▶ [Written task]:
Search the records for the word "this" and pick out every line that has it.

===============

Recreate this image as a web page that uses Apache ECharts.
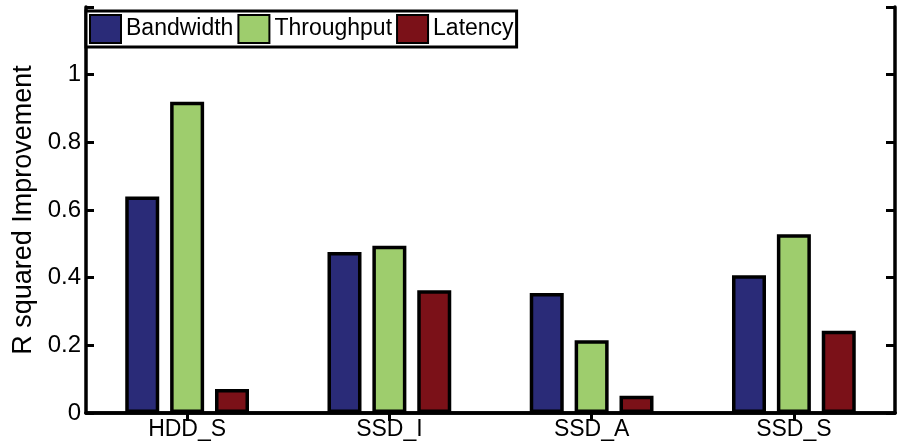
<!DOCTYPE html>
<html>
<head>
<meta charset="utf-8">
<script src="https://cdn.jsdelivr.net/npm/echarts@6/dist/echarts.min.js"></script>
<style>html,body{margin:0;padding:0;background:#fff;}#c{width:898px;height:443px;}</style>
</head>
<body>
<div id="c"></div>
<script>
var categories = ['HDD_S', 'SSD_I', 'SSD_A', 'SSD_S'];
var bandwidth = [0.64, 0.476, 0.355, 0.407];
var throughput = [0.92, 0.494, 0.215, 0.528];
var latency = [0.071, 0.363, 0.051, 0.243];
var seriesNames = ['Bandwidth', 'Throughput', 'Latency'];
var colors = ['#2a2b78', '#9ecd6d', '#7b1118'];

var font = 'Liberation Sans, Arial, sans-serif';
var chart = echarts.init(document.getElementById('c'));
function bar(name, data, color) {
  return {
    name: name, type: 'bar', data: data, barWidth: 34, barGap: '32%',
    itemStyle: { color: color, borderColor: '#000', borderWidth: 3.5 },
    emphasis: { disabled: true }
  };
}
chart.setOption({
  animation: false,
  grid: { left: 86, right: 3, top: 7, bottom: 30, show: false },
  legend: {
    left: 86, top: 11, orient: 'horizontal',
    data: seriesNames,
    icon: 'rect', itemWidth: 31, itemHeight: 28, itemGap: 4,
    padding: [3, 3, 3, 3],
    backgroundColor: '#fff', borderColor: '#000', borderWidth: 3,
    textStyle: { fontFamily: font, fontSize: 23, color: '#000' }
  },
  xAxis: [{
    type: 'category', data: categories, position: 'bottom',
    axisLine: { lineStyle: { color: '#000', width: 3.5 } },
    axisTick: { show: false },
    axisLabel: { fontFamily: font, fontSize: 23, color: '#000', margin: 5 }
  }, {
    type: 'category', data: categories, position: 'top',
    axisLine: { lineStyle: { color: '#000', width: 3.5 } },
    axisTick: { show: true, inside: true, alignWithLabel: true, length: 8, lineStyle: { color: '#000', width: 3 } },
    axisLabel: { show: false }
  }],
  yAxis: [{
    type: 'value', min: 0, max: 1.2, interval: 0.2, position: 'left',
    name: 'R squared Improvement', nameLocation: 'middle', nameGap: 44,
    nameTextStyle: { fontFamily: font, fontSize: 27, color: '#000' },
    axisLine: { show: true, lineStyle: { color: '#000', width: 3.5 } },
    axisTick: { show: true, inside: true, length: 8, lineStyle: { color: '#000', width: 3 } },
    splitLine: { show: false },
    axisLabel: {
      fontFamily: font, fontSize: 24, color: '#000', margin: 5,
      formatter: function (v) { return v > 1.1 ? '' : String(Math.round(v * 10) / 10); }
    }
  }, {
    type: 'value', min: 0, max: 1.2, interval: 0.2, position: 'right',
    axisLine: { show: true, lineStyle: { color: '#000', width: 3.5 } },
    axisTick: { show: true, inside: true, length: 9, lineStyle: { color: '#000', width: 3 } },
    splitLine: { show: false },
    axisLabel: { show: false }
  }],
  series: [
    bar(seriesNames[0], bandwidth, colors[0]),
    bar(seriesNames[1], throughput, colors[1]),
    bar(seriesNames[2], latency, colors[2])
  ]
});
</script>
</body>
</html>
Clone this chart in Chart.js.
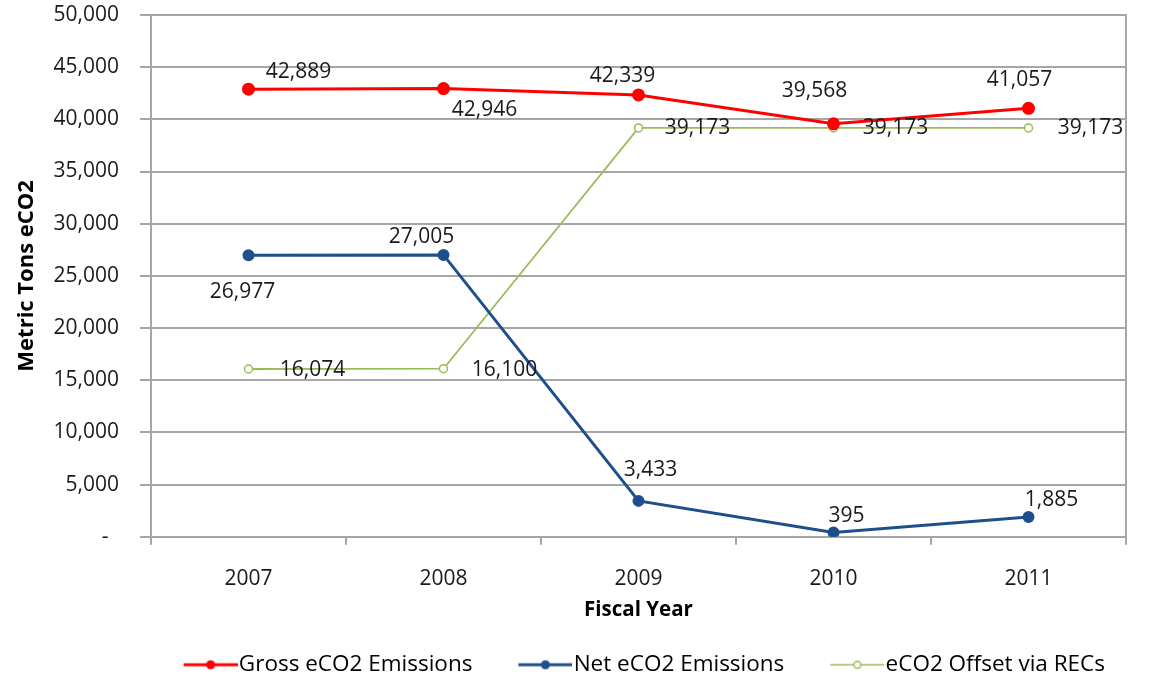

===============

▶ [Response to the exercise]:
Recreate this image as a web page that uses Apache ECharts.
Clone this chart in Chart.js.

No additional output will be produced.